Not in my house, though. When I was a teenager, a woman arrived to our modest, semi-detached house once a fortnight. There were five healthy, able-bodied adults and teenagers living there by that point; any one of us could have cleaned out a cupboard, sorted the fridge or hoovered under the beds with relatively little fuss. But we didn’t. My mother, working full-time, certainly wasn’t in the mood to, and so she paid someone else to do it, as was entirely her right. (She wasn’t a complete outlier – she would always give the place “a quick tidy” before the cleaner arrived).

Still, even back in the 1990s, I felt a weird niggle of… well, something approaching unease, as this lady, Breda, made our house presentable. I didn’t know of any other family on our road who had a cleaner back then. Breda and I became pally in time; if I was home from school, her “shift” would start with the two of us amiably sharing a coffee and cigarette and gossiping about our lives. It never felt like a dynamic with any kind of hierarchy in it.

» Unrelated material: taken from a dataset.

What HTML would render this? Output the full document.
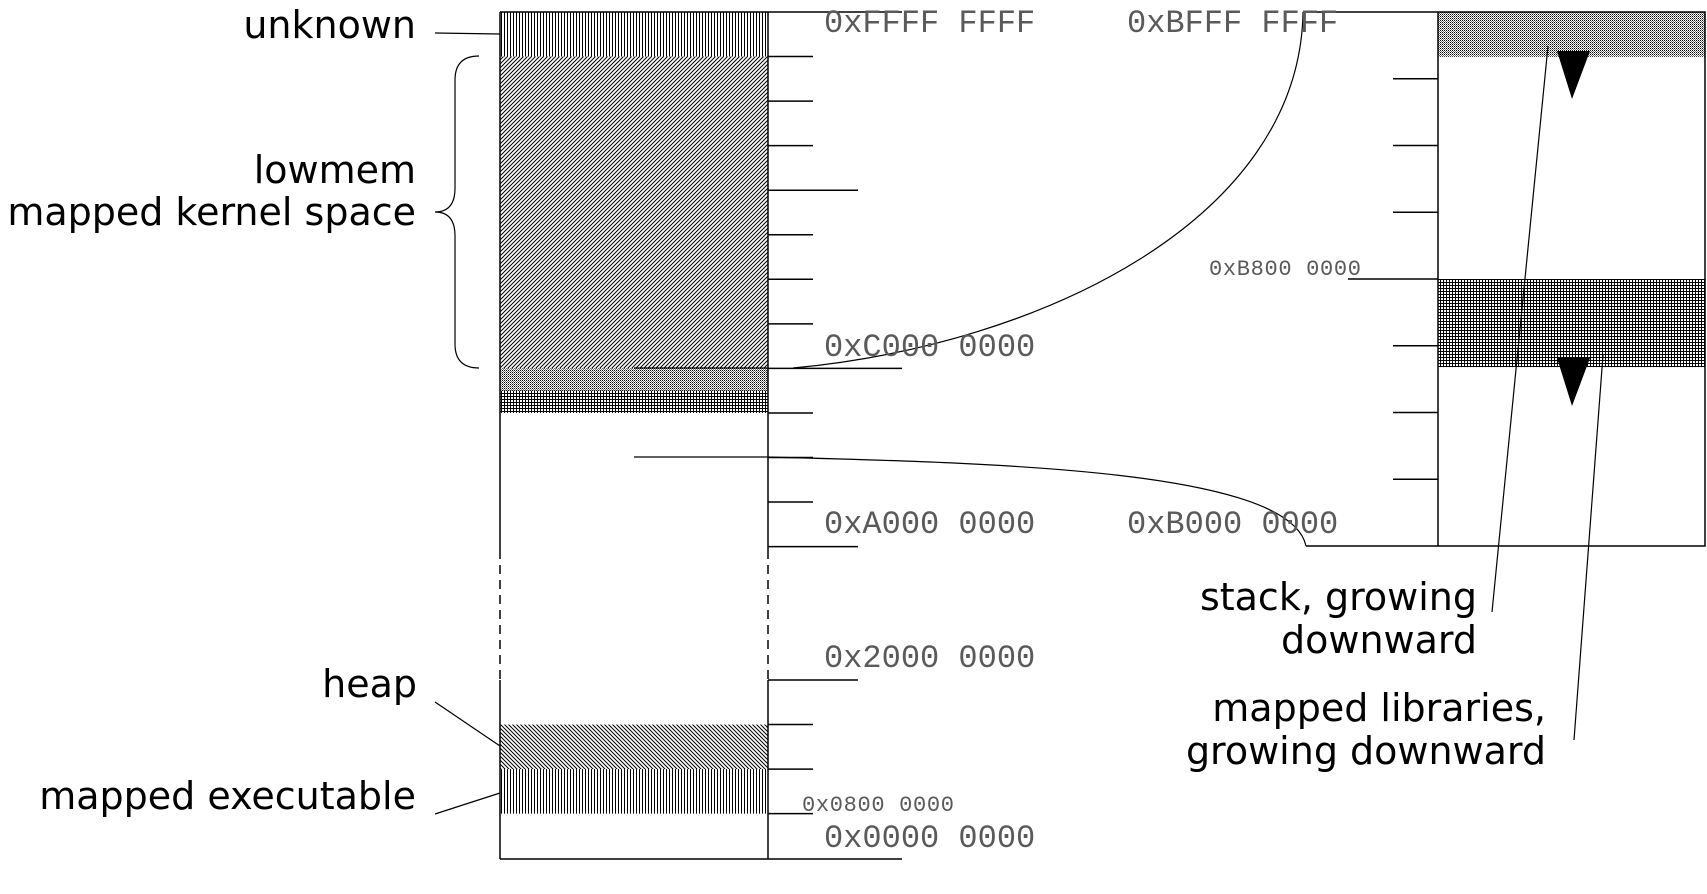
<!DOCTYPE html>
<html><head><meta charset="utf-8"><style>
html,body{margin:0;padding:0;background:#fff;}
svg{display:block;}
.lbl{font-family:"DejaVu Sans","Liberation Sans",sans-serif;font-size:38px;fill:#000;}
.hex{font-family:"Liberation Mono","DejaVu Sans Mono",monospace;font-size:32px;fill:#5a5a5a;}
.hexs{font-family:"Liberation Mono","DejaVu Sans Mono",monospace;font-size:22px;fill:#5a5a5a;}
</style></head><body>
<svg id="chart" width="1707" height="894" viewBox="0 0 1707 894" xmlns="http://www.w3.org/2000/svg">
<defs>
<pattern id="pv" width="3" height="3" patternUnits="userSpaceOnUse"><rect x="0" y="0" width="1" height="3" fill="#000"/></pattern>
<pattern id="pd" width="4" height="4" patternUnits="userSpaceOnUse"><path d="M-1 1 L1 -1 M0 4 L4 0 M3 5 L5 3" stroke="#000" stroke-width="1"/></pattern>
<pattern id="pb" width="4" height="4" patternUnits="userSpaceOnUse"><path d="M-1 3 L1 5 M0 0 L4 4 M3 -1 L5 1" stroke="#000" stroke-width="1"/></pattern>
<pattern id="pdot" width="2" height="2" patternUnits="userSpaceOnUse"><rect x="0" y="0" width="2" height="2" fill="#fff"/><rect x="0" y="0" width="1" height="1" fill="#000"/><rect x="1" y="1" width="1" height="1" fill="#777"/></pattern>
<pattern id="pg" width="3" height="3" patternUnits="userSpaceOnUse"><rect width="3" height="1" fill="#000"/><rect width="1" height="3" fill="#000"/></pattern>
</defs>
<g id="regions"></g>
<g id="ticks" stroke="#000" stroke-width="1.5"></g>
<g fill="none" stroke="#000" stroke-width="1.5">
<path d="M500 12 V550 M500 680 V859"/>
<path d="M768 12 V550 M768 680 V859"/>
<path d="M500 550 V680 M768 550 V680" stroke-dasharray="9 6"/>
<path d="M500 12 H902"/>
<path d="M500 859 H902"/>
<path d="M1303 12 H1705 V546 H1306 M1438 12 V546"/>
<path d="M793 368 C1040 345, 1300 220, 1303 12" stroke-width="1.2"/>
<path d="M634 368 H768" stroke-width="1.2"/>
<path d="M634 457 H768 C1000 463, 1290 470, 1306 546" stroke-width="1.2"/>
<path d="M479 56 Q455 56 455 80 L455 188 Q455 212 435 212 Q455 212 455 236 L455 344 Q455 368 479 368" stroke-width="1.2"/>
<path d="M435 33 L500 34" stroke-width="1.2"/>
<path d="M435 702 L500 746" stroke-width="1.2"/>
<path d="M435 814 L500 793" stroke-width="1.2"/>
<path d="M1492 612 L1548 46" stroke-width="1.2"/>
<path d="M1574 740 L1603 355" stroke-width="1.2"/>
</g>
<polygon points="1557,51 1590,51 1572,99" fill="#000"/>
<polygon points="1557,358 1590,358 1572,406" fill="#000"/>
<text class="lbl" x="416" y="38" text-anchor="end">unknown</text>
<text class="lbl" x="416" y="183" text-anchor="end">lowmem</text>
<text class="lbl" x="416" y="225" text-anchor="end">mapped kernel space</text>
<text class="lbl" x="417" y="697" text-anchor="end">heap</text>
<text class="lbl" x="416" y="809" text-anchor="end">mapped executable</text>
<text class="lbl" x="1477" y="610" text-anchor="end">stack, growing</text>
<text class="lbl" x="1477" y="653" text-anchor="end">downward</text>
<text class="lbl" x="1546" y="721" text-anchor="end">mapped libraries,</text>
<text class="lbl" x="1546" y="764" text-anchor="end">growing downward</text>
<text class="hex" x="824" y="32">0xFFFF FFFF</text>
<text class="hex" x="1127" y="32">0xBFFF FFFF</text>
<text class="hex" x="824" y="356">0xC000 0000</text>
<text class="hex" x="824" y="533">0xA000 0000</text>
<text class="hex" x="1127" y="533">0xB000 0000</text>
<text class="hex" x="824" y="667">0x2000 0000</text>
<text class="hex" x="824" y="847">0x0000 0000</text>
<text class="hexs" x="802" y="811" textLength="152">0x0800 0000</text>
<text class="hexs" x="1209" y="275" textLength="152">0xB800 0000</text>
</svg>
<script>
// region data: [top y-unit, bottom y-unit] in tick units
const leftRegionNames = ['unknown','lowmem','high-dotted','high-grid','heap','executable'];
const leftRegionTop = [0, 1, 8, 8.5, 1, 2];
const leftRegionBottom = [1, 8, 8.5, 9, 2, 3];
const leftRegionSeg = ['upper','upper','upper','upper','lower','lower'];
const leftRegionFill = ['pv','pd','pdot','pg','pb','pv'];
const rightRegionNames = ['stack','libraries'];
const rightRegionTop = [0, 4];
const rightRegionBottom = [0.67, 5.32];
const rightRegionFill = ['pdot','pg'];
const upperTicks = [1,2,3,4,5,6,7,8,9,10,11,12];
const upperLong = [4,12];
const upperXL = [8];
const lowerTicks = [0,1,2,3];
const lowerLong = [0];
const rightTicks = [1,2,3,4,5,6,7];
const rightLong = [4];

const NS='http://www.w3.org/2000/svg';
const upY = u => 12 + u*44.55;
const loY = u => 680 + u*44.55;
const rY = u => 12 + u*66.75;
const reg = document.getElementById('regions');
const tk = document.getElementById('ticks');
function mk(tag, attrs){const e=document.createElementNS(NS,tag);for(const k in attrs)e.setAttribute(k,attrs[k]);return e;}
leftRegionNames.forEach((n,i)=>{
  const f = leftRegionSeg[i]==='upper'?upY:loY;
  const y1=f(leftRegionTop[i]), y2=f(leftRegionBottom[i]);
  const r=mk('rect',{x:500,y:y1,width:268,height:y2-y1,fill:'url(#'+leftRegionFill[i]+')'});
  
  
  reg.appendChild(r);
});
rightRegionNames.forEach((n,i)=>{
  const y1=rY(rightRegionTop[i]), y2=rY(rightRegionBottom[i]);
  const r=mk('rect',{x:1438,y:y1,width:267,height:y2-y1,fill:'url(#'+rightRegionFill[i]+')'});
  
  
  reg.appendChild(r);
});
upperTicks.forEach(u=>{
  const end = upperXL.includes(u)?902:(upperLong.includes(u)?858:813);
  const l=mk('line',{x1:768,x2:end,y1:upY(u),y2:upY(u)});
  
  
  tk.appendChild(l);
});
lowerTicks.forEach(u=>{
  const end = lowerLong.includes(u)?858:813;
  const l=mk('line',{x1:768,x2:end,y1:loY(u),y2:loY(u)});
  
  
  tk.appendChild(l);
});
rightTicks.forEach(u=>{
  const start = rightLong.includes(u)?1348:1393;
  const l=mk('line',{x1:start,x2:1438,y1:rY(u),y2:rY(u)});
  
  
  tk.appendChild(l);
});
</script>
</body></html>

More recently, I moved out of a house and into another, and hired cleaners to leave the old house spotless for the new owners. I let a team of cleaners into the house, feeling only slightly guilty as they walked past me with carpet shampoos and brushes. Three hours and a couple of hundred euro later, the house gleamed. It was a good feeling; one well worth paying for.

Nowadays, there are an estimated 67 million domestic workers worldwide.

While there are no current figures for Ireland, it’s thought that one in three people in the UK – in a trend, led by the under-35s – contract a house cleaner. They do so for many reasons: they work long hours and would rather spend their non-working hours doing something else. They have learned the value of time. In today’s world – and again, in non-lockdown times – something has to give. We work long hours and juggle plenty: childcare, life admin, extended family a social life. Others want to avoid arguments in the house about housework (one statistic notes that 47 per cent of Irish couples argue over housework. Frankly, I’m astounded it isn’t higher).

Once we are willing to compensate another person fairly for this, there should be no guilt involved. And really, we don’t even need to offer up an excuse for outsourcing housework.

Some people simply don’t like washing window frames, even if they are their own. And that, really, is fine.